Lo scorso 23 gennaio il Gip Bruno Perla aveva emesso 29 ordinanze di custodia cautelare che andavano a smantellare un’organizzazione che, secondo la Dda bolognese, faceva profitti con il gioco illegale on-line e con le slot manomesse. Erano 150 gli indagati e al vertice, per gli inquirenti, c’era proprio Femia, residente da anni nel Ravennate.    Il giudice allora non aveva però confermato l’associazione a delinquere di tipo mafioso, derubricandola in associazione a delinquere semplice. Per questo la Procura aveva fatto ricorso. Tra le posizioni oggetto della discussione oltre a quella di Femia (detenuto a Piacenza), quella dei figli Nicola Rocco e Guendalina (rispettivamente ora in carcere e ai domiciliari, difesi dall’avvocato Matteo Murgo) e quella di Torello. 

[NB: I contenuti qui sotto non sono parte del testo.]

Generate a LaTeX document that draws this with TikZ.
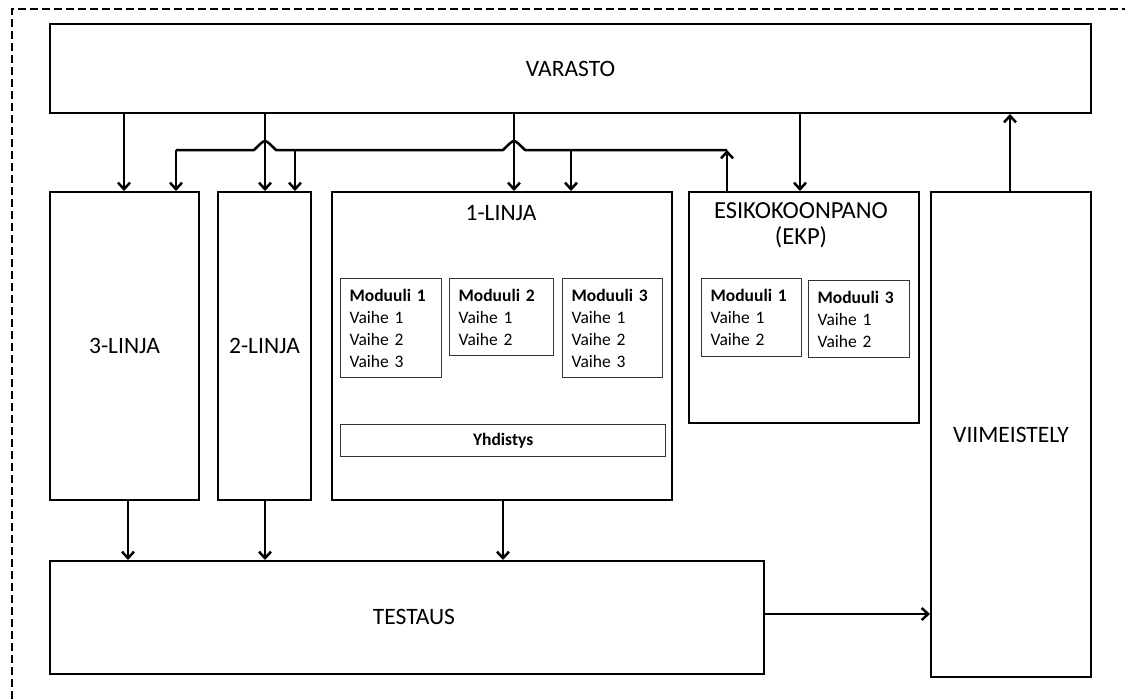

Ora il Riesame, come già il gip, ha riconosciuto per alcuni reati l’aggravante secondo cui gli indagati hanno usato metodi mafiosi, ma al contrario di quanto chiesto dalla Procura non ha riconosciuto la sussistenza di una autonoma struttura mafiosa. «Dopo una attenta lettura delle motivazioni – ha detto il procuratore aggiunto Valter Giovannini, delegato ai rapporti con la stampa – valuteremo se ricorrere in Cassazione».